ITV News Royal Editor Chris Ship reported that the Queen, Prince Charles and Prince William will be involved in discussions with the Duke and Duchess of Sussex.
He reports that "governments" - which are anticipated to include the governments in both the UK, Canada and also the US - will be involved.
ITV News believes some solutions could be in place by the middle of next week, but questions how Prince Harry can remove himself from the Royal family and says there will still be a huge interest in the Duck and Duchess of Sussex despite their attempt to distance themselves from it.
The couple announced through a personal message they plan to "step back" as senior royals and divide their time between the UK and North America.
However it is understood neither the monarch, nor Prince Charles or Prince William were told in advance this statement was due to be issued.
Senior royals are said to have been left "hurt" and "deeply disappointed" by the announcement.
ITV News Presenter Tom Bradby, who filmed a documentary with the couple in Africa, explains "how inevitable all this was"
However, ITV News Presenter Tom Bradby, who filmed a documentary with the couple during their tour of Africa last summer, spoke about how the couple's desire to leave the front line of royal duties was not totally unknown to senior members of the family; but their timing was.
"It's certainly not true to say the palace were blindsided by this," he said.
"The couple's view was they came back and wanted to talk to the family about their plans.

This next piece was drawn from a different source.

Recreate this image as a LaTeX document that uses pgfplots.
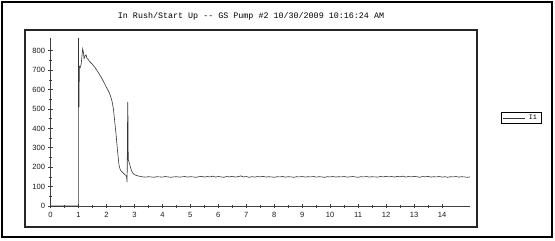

It had been made clear to them in their absence there was going to be a slimmed down monarchy and they weren't really a part of it."
He went on to say how the couple were asked to put down their suggestions on paper - but initially declined to do so for fear of a press leak.
When that did happen, and the news leaked, the couple then decided to go public with their decision without alerting the other Royals they were doing so, sending ripples through the family firm.
Harry and Meghan said in their ground-breaking personal statement they will work to become "financially independent", while continuing to "fully support" the Queen.
The statement - and a new official Sussexroyal.com website - have thrown up important questions about funding for the couple's round-the-clock security, media access to their royal events and how they will pay for their future lifestyles.
If the Royals are to meet in person to hold discussions, they appear to have the next five days free of any public engagements.
The Duke of Cambridge is due to be in Yorkshire for a number of appearances next Wednesday, alongside the Duchess of Cambridge.
Meanwhile, Harry is not expected to be seen in public again until next Thursday, when he will do the draw for the Rugby League World Cup in 2021.
Given the Queen's timetable of "days" it is likely they will want any talks concluded before the Prince of Wales travels to Israel and the Occupied Palestinian Territories at the end of the month, to mark the 75th anniversary of the liberation of the former Nazi concentration camp, Auschwitz-Birkenau.
The latest developments reveal the divisions within the heart of the British monarchy which has already been rocked by the Duke of York's disastrous television interview about his relationship with convicted sex offender Jeffrey Epstein.